Another theory, however, suggests that there is no core at all. Instead, Jupiter formed from the large cloud of gas and dust that surrounded the sun soon after its birth. As this cloud cooled and condensed, gas and dust particles lumped together so that some regions were denser than others. One of these dense splotches was able to gravitationally pull more and more gas and dust together, swelling into a full-fledged planet.

By measuring Jupiter’s gravitational and magnetic fields, Juno will be able to determine whether a core exists. If it does, exactly what the fields look like will depend on how big the core is, and knowing it’s size will help determine which of the many theories – if any – are most likely to be correct.

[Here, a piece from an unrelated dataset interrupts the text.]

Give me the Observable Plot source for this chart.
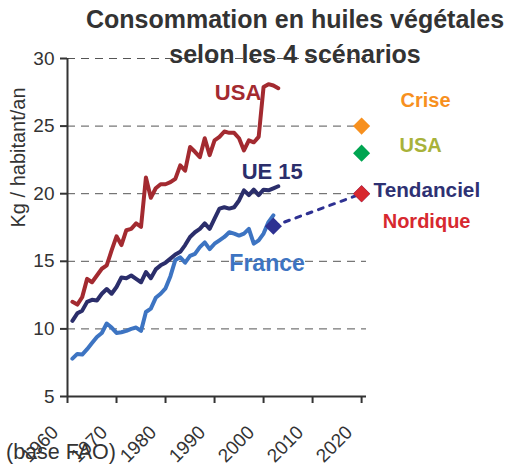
<!DOCTYPE html>
<html><head><meta charset="utf-8">
<script src="https://cdn.jsdelivr.net/npm/d3@7"></script>
<script src="https://cdn.jsdelivr.net/npm/@observablehq/plot@0.6"></script>
<style>
body{margin:0;background:#fff;}
#wrap{position:relative;width:515px;height:466px;font-family:"Liberation Sans",Arial,sans-serif;}
#title{position:absolute;left:60px;width:470px;top:2px;text-align:center;font-weight:bold;font-size:25px;line-height:35px;color:#333;}
#caption{position:absolute;left:6px;top:440px;font-size:21.5px;line-height:24px;color:#333;}
</style></head><body>
<div id="wrap"></div>
<script>
const firstYear = 1961;
const usaValues = [12.0, 11.8, 12.35, 13.7, 13.45, 13.95, 14.45, 14.7, 15.8, 16.85,
  16.2, 17.3, 17.4, 17.8, 17.55, 21.2, 19.7, 20.4, 20.7, 20.7,
  20.85, 21.1, 22.1, 21.7, 23.45, 23.1, 22.7, 24.1, 22.85, 23.95,
  24.2, 24.6, 24.5, 24.5, 24.1, 23.2, 23.95, 23.8, 24.2, 27.9,
  28.1, 28.0, 27.8];
const ue15Values = [10.6, 11.15, 11.35, 12.0, 12.15, 12.1, 12.6, 12.95, 12.6, 13.1,
  13.8, 13.75, 13.95, 13.7, 13.45, 14.2, 13.75, 14.4, 14.7, 14.9,
  15.2, 15.5, 15.7, 16.2, 16.8, 17.15, 17.4, 17.8, 17.4, 18.15,
  18.9, 19.0, 18.9, 19.0, 19.5, 20.25, 19.9, 20.3, 19.9, 20.3,
  20.25, 20.4, 20.55];
const franceValues = [7.8, 8.15, 8.1, 8.5, 8.95, 9.4, 9.7, 10.4, 10.1, 9.7,
  9.75, 9.85, 10.0, 10.1, 9.85, 11.25, 11.5, 12.3, 12.6, 13.0,
  13.9, 15.1, 15.3, 14.9, 15.4, 15.55, 16.05, 16.4, 15.9, 16.3,
  16.55, 16.8, 17.15, 17.05, 16.9, 17.05, 17.4, 16.3, 16.55, 17.05,
  17.9, 18.4];
const seriesNames = ["USA", "UE 15", "France"];
const seriesColors = ["#a32a30", "#2b2e6b", "#3d74c2"];
const scenarioNames = ["Crise", "USA", "Tendanciel", "Nordique"];
const scenarioValues = [25, 23, 20, 20];
const scenarioYear = 2020;
const scenarioDotColors = ["#f7901e", "#00a551", "#2e3192", "#d7282f"];
const scenarioLabelColors = ["#f7901e", "#a8b23a", "#2e3173", "#d7282f"];
const projYears = [2002, 2020];
const projValues = [17.6, 20];
const xTicks = [1960, 1970, 1980, 1990, 2000, 2010, 2020];
const yTicks = [5, 10, 15, 20, 25, 30];
const gridValues = [10, 15, 20, 25, 30];
const titleLines = ["Consommation en huiles végétales", "selon les 4 scénarios"];
const yLabel = "Kg / habitant/an";
const captionText = "(base FAO)";

const toRows = (vals, name) => vals.map((v, i) => ({year: firstYear + i, value: v, series: name}));
const usaRows = toRows(usaValues, seriesNames[0]);
const ueRows = toRows(ue15Values, seriesNames[1]);
const frRows = toRows(franceValues, seriesNames[2]);
const scenarios = scenarioNames.map((n, i) => ({name: n, year: scenarioYear, value: scenarioValues[i], dot: scenarioDotColors[i], label: scenarioLabelColors[i]}));
const proj = projYears.map((y, i) => ({year: y, value: projValues[i]}));

const bold = {fontWeight: "bold"};
const scenLabel = (name, opts) => Plot.text(scenarios.filter(d => d.name === name), {
  x: "year", y: "value", text: "name", fill: scenarios.find(d => d.name === name).label,
  fontSize: 20, fontWeight: "bold", ...opts});

const chart = Plot.plot({
  width: 515, height: 466,
  marginLeft: 67, marginRight: 149, marginTop: 58, marginBottom: 70,
  x: {domain: [1960, 2021]},
  y: {domain: [5, 30]},
  style: {fontFamily: "'Liberation Sans', Arial, sans-serif", color: "#333", background: "transparent"},
  marks: [
    Plot.ruleY(gridValues, {stroke: "#555", strokeWidth: 1, strokeDasharray: "8,6"}),
    Plot.axisY({ticks: yTicks, tickSize: 7, tickPadding: 6, fontSize: 19, label: null, strokeWidth: 2}),
    Plot.axisX({ticks: xTicks, tickSize: 7, label: null, strokeWidth: 2, tickFormat: () => ""}),
    Plot.text(xTicks, {x: d => d, frameAnchor: "bottom", text: d => String(d), rotate: -45,
      textAnchor: "end", lineAnchor: "bottom", dx: -8, dy: 37, fontSize: 19, fill: "#333"}),
    Plot.ruleY([5], {stroke: "#333", strokeWidth: 2}),
    Plot.ruleX([1960], {stroke: "#333", strokeWidth: 2}),
    Plot.line(usaRows, {x: "year", y: "value", stroke: seriesColors[0], strokeWidth: 4}),
    Plot.line(ueRows, {x: "year", y: "value", stroke: seriesColors[1], strokeWidth: 4}),
    Plot.line(frRows, {x: "year", y: "value", stroke: seriesColors[2], strokeWidth: 4}),
    Plot.line(proj, {x: "year", y: "value", stroke: "#2e3192", strokeWidth: 3, strokeDasharray: "5,7"}),
    Plot.dot([proj[0]], {x: "year", y: "value", fill: "#2e3192", symbol: "diamond2", r: 7.7}),
    Plot.dot(scenarios, {x: "year", y: "value", fill: d => d.dot, symbol: "diamond2", r: 7.7}),
    Plot.text(usaRows, Plot.selectLast({x: "year", y: "value", text: d => d.series, fill: seriesColors[0], fontSize: 22, ...bold, textAnchor: "end", dx: -17, dy: 5})),
    Plot.text(ueRows, Plot.selectLast({x: "year", y: "value", text: d => d.series, fill: seriesColors[1], fontSize: 22, ...bold, dx: -6, dy: -14})),
    Plot.text(frRows, Plot.selectLast({x: "year", y: "value", text: d => d.series, fill: seriesColors[2], fontSize: 23, ...bold, textAnchor: "start", dx: -44, dy: 48})),
    scenLabel("Crise", {dx: 64, dy: -26}),
    scenLabel("USA", {dx: 59, dy: -8}),
    scenLabel("Tendanciel", {dx: 12, dy: -3, textAnchor: "start", fontSize: 20.7}),
    scenLabel("Nordique", {dx: 65, dy: 28}),
    Plot.text([yLabel], {frameAnchor: "left", rotate: -90, dx: -49, fontSize: 20, fill: "#333"})
  ]
});

const wrap = document.getElementById("wrap");
wrap.appendChild(chart);
chart.style.position = "absolute"; chart.style.left = "0"; chart.style.top = "0";
const title = document.createElement("div");
title.id = "title";
title.innerHTML = titleLines.join("<br>");
wrap.appendChild(title);
const cap = document.createElement("div");
cap.id = "caption";
cap.textContent = captionText;
wrap.appendChild(cap);
</script>
</body></html>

If Juno finds no evidence of a core, that could strengthen the condensed-cloud theory. Another possibility is that Jupiter once had a core, but has since eroded away. Or maybe, whatever Juno finds won’t fit any theory, and scientists will have to come up with completely new ideas.    

You jump from your spaceship and fall toward Jupiter below. In space, the temperature is around -270 degrees Celsius – just about three degrees above absolute zero. But as you reach the tops of Jupiter’s atmosphere, things start to heat up.

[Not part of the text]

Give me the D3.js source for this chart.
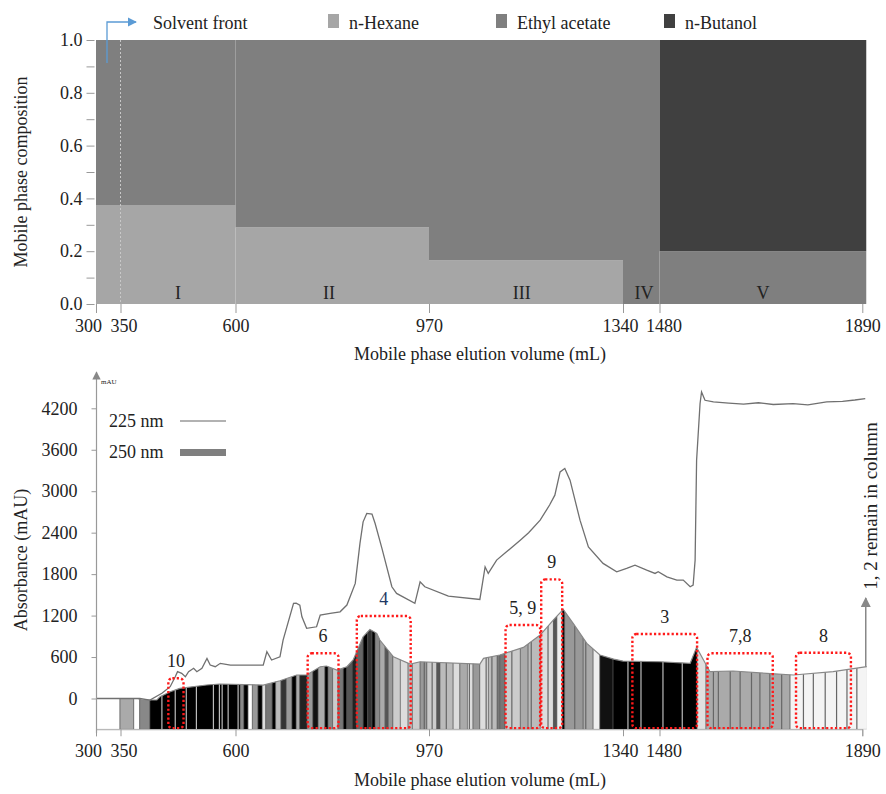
<!DOCTYPE html>
<html lang="en">
<head>
<meta charset="utf-8">
<title>Mobile phase composition and chromatogram</title>
<script src="https://cdn.jsdelivr.net/npm/d3@7"></script>
<style>
  body { margin: 0; background: #fff; }
  svg text { font-family: "Liberation Serif", "Times New Roman", serif; fill: #222; }
</style>
</head>
<body>
<script>
// ---- data ----
var volumeTicks = [300, 350, 600, 970, 1340, 1480, 1890];

// top chart: step gradient (segment boundaries in mL)
var stepVolumes = [300, 600, 970, 1340, 1480, 1898];
var hexane = [0.375, 0.29, 0.165, 0, 0];
var ethylAcetate = [0.625, 0.71, 0.835, 1, 0.2];
var butanol = [0, 0, 0, 0, 0.8];
var regionNames = ["I", "II", "III", "IV", "V"];
var regionCenters = [475, 779, 1147, 1421, 1689];
var compTicks = [0, 0.1, 0.2, 0.3, 0.4, 0.5, 0.6, 0.7, 0.8, 0.9, 1.0];

// bottom chart: absorbance traces [mL, mAU]
var uv225 = [[300,0],[392,0],[414,-22],[440,75],[458,171],[469,315],[474,388],[483,364],[491,315],[498,388],
  [509,437],[516,388],[527,437],[538,581],[545,484],[556,460],[567,509],[589,484],[628,484],[653,484],
  [660,677],[669,557],[685,604],[691,846],[711,1377],[716,1381],[723,1352],[727,1183],[736,1015],[755,1038],
  [762,1207],[781,1232],[800,1255],[813,1352],[829,1666],[838,2244],[844,2557],[851,2678],[861,2668],[867,2533],
  [880,2172],[899,1617],[908,1521],[943,1377],[953,1689],[962,1617],[1007,1482],[1067,1434],[1077,1906],[1083,1810],
  [1099,2003],[1115,2104],[1144,2292],[1160,2400],[1182,2581],[1200,2800],[1210,2943],[1220,3280],[1229,3329],[1239,3160],[1258,2581],[1274,2195],
  [1302,1955],[1328,1834],[1354,1883],[1386,1930],[1431,1858],[1463,1810],[1475,1834],[1495,1761],[1515,1713],[1528,1713],
  [1542,1617],[1548,1641],[1552,2003],[1555,3449],[1562,4269],[1565,4436],[1572,4316],[1589,4292],[1620,4275],[1650,4260],
  [1680,4280],[1710,4255],[1750,4269],[1780,4250],[1818,4292],[1850,4300],[1875,4320],[1896,4341]];
var uv250 = [[300,0],[388,0],[396,-22],[429,-22],[436,26],[458,98],[479,147],[537,195],[566,210],[653,195],
  [685,257],[717,340],[736,340],[762,460],[774,470],[794,412],[813,460],[825,557],[844,894],[857,1000],
  [870,943],[876,846],[902,604],[934,499],[953,532],[1067,499],[1074,581],[1105,629],[1150,740],[1182,918],
  [1207,1135],[1226,1290],[1245,1087],[1271,798],[1296,629],[1322,571],[1340,542],[1481,532],[1542,509],[1555,740],
  [1569,557],[1582,388],[1629,398],[1697,364],[1751,340],[1831,388],[1899,460]];

// collected fractions: [start mL, end mL, shade]
var fractionBands = [
  [300,349,"#ffffff"],[349,379,"#aaaaaa"],[379,392,"#ffffff"],[392,414,"#888888"],[414,609,"#000000"],
  [609,616,"#888888"],[616,624,"#000000"],[624,632,"#ffffff"],[632,643,"#999999"],[643,651,"#000000"],
  [651,658,"#dddddd"],[658,670,"#777777"],[670,677,"#000000"],[677,687,"#bbbbbb"],[687,697,"#333333"],
  [697,708,"#999999"],[708,716,"#000000"],[716,723,"#aaaaaa"],[723,737,"#222222"],[737,748,"#999999"],
  [748,758,"#111111"],[758,771,"#aaaaaa"],[771,777,"#000000"],[777,786,"#888888"],[786,796,"#cccccc"],
  [796,806,"#777777"],[806,813,"#000000"],[813,823,"#555555"],[823,832,"#222222"],[832,844,"#666666"],
  [844,853,"#000000"],[853,861,"#333333"],[861,867,"#000000"],[867,876,"#888888"],[876,886,"#aaaaaa"],
  [886,892,"#555555"],[892,901,"#999999"],[901,915,"#cccccc"],[915,930,"#dddddd"],[930,938,"#bbbbbb"],
  [938,953,"#cccccc"],[953,966,"#999999"],[966,985,"#cccccc"],[985,991,"#555555"],[991,1016,"#bbbbbb"],
  [1016,1029,"#dddddd"],[1029,1043,"#aaaaaa"],[1043,1054,"#dddddd"],[1054,1067,"#999999"],[1067,1083,"#dddddd"],
  [1083,1100,"#bbbbbb"],[1100,1115,"#777777"],[1115,1144,"#cccccc"],[1144,1159,"#aaaaaa"],[1159,1182,"#bbbbbb"],
  [1182,1207,"#dddddd"],[1207,1214,"#555555"],[1214,1224,"#eeeeee"],[1224,1229,"#000000"],[1229,1264,"#999999"],
  [1264,1283,"#aaaaaa"],[1283,1296,"#eeeeee"],[1296,1321,"#111111"],[1321,1556,"#000000"],[1556,1574,"#e0e0e0"],
  [1574,1744,"#aaaaaa"],[1744,1900,"#f4f4f4"]];
var lightCuts = [440, 469, 493, 515, 552, 565, 571, 584, 605, 1359, 1409, 1487, 1526];
var darkCuts = [961, 976, 1003, 1047, 1079, 1090, 1105, 1128, 1165, 1197, 1248, 1269,
  1589, 1599, 1623, 1643, 1666, 1683, 1703, 1727, 1771, 1791, 1815, 1838, 1859, 1879];

// red dotted fraction boxes
var boxLabels = ["10", "6", "4", "5, 9", "9", "3", "7,8", "8"];
var boxStart = [454, 738, 832, 1116, 1184, 1376, 1577, 1756];
var boxEnd = [487, 797, 935, 1182, 1224, 1556, 1709, 1867];
var boxTop = [292, 654, 1193, 1063, 1724, 933, 654, 662];
var boxBottom = -430;
var absTicks = [0, 600, 1200, 1800, 2400, 3000, 3600, 4200];
var absBase = -445;

// ---- layout ----
var w = 886, h = 794;
var xRange = [96, 120.5, 235.5, 429, 623, 659.5, 862.3];
var tickNudge = {300: -8, 350: 3, 1340: -3, 1480: 4};

var svg = d3.select("body").append("svg")
  .attr("width", w).attr("height", h);

var defs = svg.append("defs");
function arrowMarker(id, color) {
  defs.append("marker").attr("id", id)
    .attr("viewBox", "0 0 10 10").attr("refX", 9).attr("refY", 5)
    .attr("markerWidth", 7).attr("markerHeight", 7).attr("orient", "auto")
    .append("path").attr("d", "M0,0 L10,5 L0,10 z").attr("fill", color);
}
arrowMarker("arrowBlue", "#5b9bd5");
arrowMarker("arrowGray", "#888");

var x = d3.scaleLinear().domain(volumeTicks).range(xRange);

function styleAxis(a) {
  a.selectAll("line").attr("stroke", "#999");
  a.selectAll("text").attr("font-size", 18).attr("font-family", "Liberation Serif, serif").attr("fill", "#222");
}
function nudgeX(a) {
  a.selectAll(".tick text").attr("dx", function(d) { return tickNudge[d] || 0; });
}

// ===== top chart =====
var yc = d3.scaleLinear().domain([0, 1]).range([304, 40]);
var rows = stepVolumes.slice(0, -1).map(function(v, i) {
  return {v0: v, v1: stepVolumes[i + 1], hex: hexane[i], eth: ethylAcetate[i], but: butanol[i]};
});
var series = d3.stack().keys(["hex", "eth", "but"])(rows);
var solventColor = {hex: "#a6a6a6", eth: "#7f7f7f", but: "#404040"};

svg.append("g").selectAll("g")
  .data(series).enter().append("g")
  .attr("fill", function(s) { return solventColor[s.key]; })
  .selectAll("rect").data(function(s) { return s; }).enter().append("rect")
  .attr("x", function(d) { return x(d.data.v0); })
  .attr("width", function(d) { return x(d.data.v1) - x(d.data.v0); })
  .attr("y", function(d) { return yc(d[1]); })
  .attr("height", function(d) { return yc(d[0]) - yc(d[1]); });

// solvent front
svg.append("line")
  .attr("x1", x(350)).attr("x2", x(350)).attr("y1", yc(1)).attr("y2", yc(0))
  .attr("stroke", "#c8c8c8").attr("stroke-dasharray", "2,2");
svg.append("path")
  .attr("d", "M107,63 V22 H136")
  .attr("fill", "none").attr("stroke", "#5b9bd5").attr("stroke-width", 1.3)
  .attr("marker-end", "url(#arrowBlue)");

svg.selectAll(".region").data(regionNames).enter().append("text")
  .attr("x", function(d, i) { return x(regionCenters[i]); })
  .attr("y", 299).attr("text-anchor", "middle").attr("font-size", 18)
  .text(function(d) { return d; });

var axTop = svg.append("g").attr("transform", "translate(0," + yc(0) + ")")
  .call(d3.axisBottom(x).tickValues(volumeTicks).tickSize(9).tickPadding(6).tickFormat(d3.format("d")));
axTop.select(".domain").remove();
var axTopY = svg.append("g").attr("transform", "translate(94.5,0)")
  .call(d3.axisLeft(yc).tickValues(compTicks).tickSize(8).tickPadding(4)
    .tickFormat(function(d) { return Math.round(d * 10) % 2 === 0 ? d.toFixed(1) : ""; }));
axTopY.select(".domain").remove();
styleAxis(axTop); styleAxis(axTopY); nudgeX(axTop);

// legend
svg.append("text").attr("x", 153).attr("y", 29).attr("font-size", 18).text("Solvent front");
var legItems = [["hex", "n-Hexane", 328], ["eth", "Ethyl acetate", 496], ["but", "n-Butanol", 664]];
legItems.forEach(function(d) {
  svg.append("rect").attr("x", d[2]).attr("y", 14).attr("width", 11).attr("height", 14)
    .attr("fill", solventColor[d[0]]);
  svg.append("text").attr("x", d[2] + 21).attr("y", 29).attr("font-size", 18).text(d[1]);
});

svg.append("text").attr("x", 480).attr("y", 360).attr("text-anchor", "middle")
  .attr("font-size", 18).text("Mobile phase elution volume (mL)");
svg.append("text").attr("transform", "translate(27,172) rotate(-90)")
  .attr("text-anchor", "middle").attr("font-size", 18).text("Mobile phase composition");

// ===== bottom chart =====
var ya = d3.scaleLinear().domain([0, 4200]).range([698.5, 408.3]);

var area250 = d3.area()
  .x(function(d) { return x(d[0]); })
  .y0(ya(absBase))
  .y1(function(d) { return ya(d[1]); });
defs.append("clipPath").attr("id", "clip250")
  .append("path").attr("d", area250(uv250));

var stripes = svg.append("g").attr("clip-path", "url(#clip250)");
stripes.selectAll("rect").data(fractionBands).enter().append("rect")
  .attr("x", function(d) { return x(d[0]); })
  .attr("width", function(d) { return x(d[1]) - x(d[0]); })
  .attr("y", 380).attr("height", ya(absBase) - 380)
  .attr("fill", function(d) { return d[2]; })
  .attr("stroke", "#555").attr("stroke-width", 0.6);
stripes.selectAll(".lc").data(lightCuts).enter().append("line")
  .attr("x1", function(d) { return x(d); }).attr("x2", function(d) { return x(d); })
  .attr("y1", 380).attr("y2", ya(absBase))
  .attr("stroke", "#bbb").attr("stroke-width", 1.2);
stripes.selectAll(".dc").data(darkCuts).enter().append("line")
  .attr("x1", function(d) { return x(d); }).attr("x2", function(d) { return x(d); })
  .attr("y1", 380).attr("y2", ya(absBase))
  .attr("stroke", "#666").attr("stroke-width", 1.2);

var line = d3.line()
  .x(function(d) { return x(d[0]); })
  .y(function(d) { return ya(d[1]); });
svg.append("path").attr("d", line(uv250))
  .attr("fill", "none").attr("stroke", "#888").attr("stroke-width", 1.2);
svg.append("path").attr("d", line(uv225))
  .attr("fill", "none").attr("stroke", "#707070").attr("stroke-width", 1.3);

// fraction boxes
var boxes = svg.append("g");
boxLabels.forEach(function(lab, i) {
  var x0 = x(boxStart[i]), x1 = x(boxEnd[i]), y0 = ya(boxTop[i]), y1 = ya(boxBottom);
  boxes.append("rect").attr("x", x0).attr("y", y0)
    .attr("width", x1 - x0).attr("height", y1 - y0).attr("rx", 4)
    .attr("fill", "none").attr("stroke", "#ff1a1a").attr("stroke-width", 2.4)
    .attr("stroke-dasharray", "2.2,2.2");
  boxes.append("text").attr("x", (x0 + x1) / 2).attr("y", y0 - 11)
    .attr("text-anchor", "middle").attr("font-size", 18)
    .style("fill", lab === "4" ? "#1f3864" : "#222").text(lab);
});

// axes
var axBot = svg.append("g").attr("transform", "translate(0," + ya(absBase) + ")")
  .call(d3.axisBottom(x).tickValues(volumeTicks).tickSize(7).tickPadding(8).tickFormat(d3.format("d")));
axBot.select(".domain").attr("stroke", "#aaa");
var axBotY = svg.append("g").attr("transform", "translate(96.5,0)")
  .call(d3.axisLeft(ya).tickValues(absTicks).tickSize(5).tickPadding(14).tickFormat(d3.format("d")));
axBotY.select(".domain").remove();
styleAxis(axBot); styleAxis(axBotY); nudgeX(axBot);
svg.append("line").attr("x1", 96.5).attr("x2", 96.5)
  .attr("y1", ya(absBase) + 4).attr("y2", 372)
  .attr("stroke", "#999").attr("stroke-width", 1.2).attr("marker-end", "url(#arrowGray)");
svg.append("text").attr("x", 101).attr("y", 384).attr("font-size", 7)
  .attr("font-family", "DejaVu Sans, sans-serif").text("mAU");

// legend bottom
svg.append("text").attr("x", 109).attr("y", 427).attr("font-size", 18).text("225 nm");
svg.append("line").attr("x1", 180).attr("x2", 226).attr("y1", 421).attr("y2", 421)
  .attr("stroke", "#999").attr("stroke-width", 1.5);
svg.append("text").attr("x", 109).attr("y", 458).attr("font-size", 18).text("250 nm");
svg.append("rect").attr("x", 180).attr("y", 449).attr("width", 46).attr("height", 7).attr("fill", "#7f7f7f");

// remain in column
var endVol = uv250[uv250.length - 1][0];
svg.append("line").attr("x1", x(endVol) - 1).attr("x2", x(endVol) - 1)
  .attr("y1", ya(uv250[uv250.length - 1][1])).attr("y2", 598)
  .attr("stroke", "#888").attr("stroke-width", 1.5).attr("marker-end", "url(#arrowGray)");
svg.append("text").attr("transform", "translate(877,506) rotate(-90)")
  .attr("text-anchor", "middle").attr("font-size", 19).text("1, 2 remain in column");

svg.append("text").attr("x", 480).attr("y", 786).attr("text-anchor", "middle")
  .attr("font-size", 18).text("Mobile phase elution volume (mL)");
svg.append("text").attr("transform", "translate(27,560) rotate(-90)")
  .attr("text-anchor", "middle").attr("font-size", 18).text("Absorbance (mAU)");
</script>
</body>
</html>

Don’t take off your coat just yet, though – it’s still -130 degrees Celsius (-200 F). The wisps of clouds around you produce a pressure of only about a fifth of one bar (the pressure at Earth’s sea level).

The clouds consist of ammonia and ammonium hydrosulfide, and are very bright. Jupiter reflects more than half the sunlight that hits it, making it the solar system’s second most reflective planet after Venus.

As you continue to plummet, the clouds thicken and warm up. After 30 kilometers, the pressure around you is about one bar and the temperature is now a balmy -100 degrees Celsius (-150 F). After another 40 kilometers, you hit a thick layer of clouds made from water.

Soon, the pressure will be crushing and the temperature searing. Fortunately, your special space suit keeps you alive as you descend farther, and after a few hundred kilometers, you reach what’s considered the bottom of the atmosphere.

Earth’s atmosphere ends where the ground begins, but since there’s no surface on Jupiter, its atmosphere ends where the gas – mainly hydrogen at this point – acts less like a gas and more like a liquid. This transition probably happens gradually, as the rising pressure squeezes the hydrogen molecules together. It’s like sinking through increasingly heavy fog that gets wetter and wetter until you find yourself swimming in liquid.

You’ve only traveled a distance less than one percent of Jupiter’s radius, but the pressure is already 1,000 bars – a thousand times what you would feel on a beach on Earth – and the thermometer reads just over 1,000 degrees Celsius (2,000 F). This depth is the limit of Juno’s Microwave Radiometer, which measures the micro- wave-wavelength radiation from Jupiter’s atmosphere.

Maybe around a third of the way down – a depth of more than three Earth diameters – when the pressure climbs to two million bars and the temperature soars to between 8,000 and 10,000 degrees Celsius (18,000 F), something extraordinary happens to the liquid hydrogen around you. The intense pressure squeezes the atoms so tightly that their previously bound electrons break free. The electrons can then flow throughout the liquid, generating electrical current and, we believe, Jupiter’s magnetic field. The liquid hydrogen can now conduct electricity like a metal. Called liquid metallic hydrogen, this form of hydrogen fills the rest of Jupiter’s interior until you hit the core.

At last, you’ve arrived at your final destination: the core. Here, the pressure is probably around 45 million bars – as much as that of 1,000 elephants standing on a stiletto heel. The temperature is about 20,000 degrees Celsius (35,000 F), more than three and a half times hotter than the surface of the sun. But what you see is anyone’s guess. No one knows where exactly the core begins nor does anyone know whether the boundary is well-defined or gradual – yet another mystery Juno hopes to solve.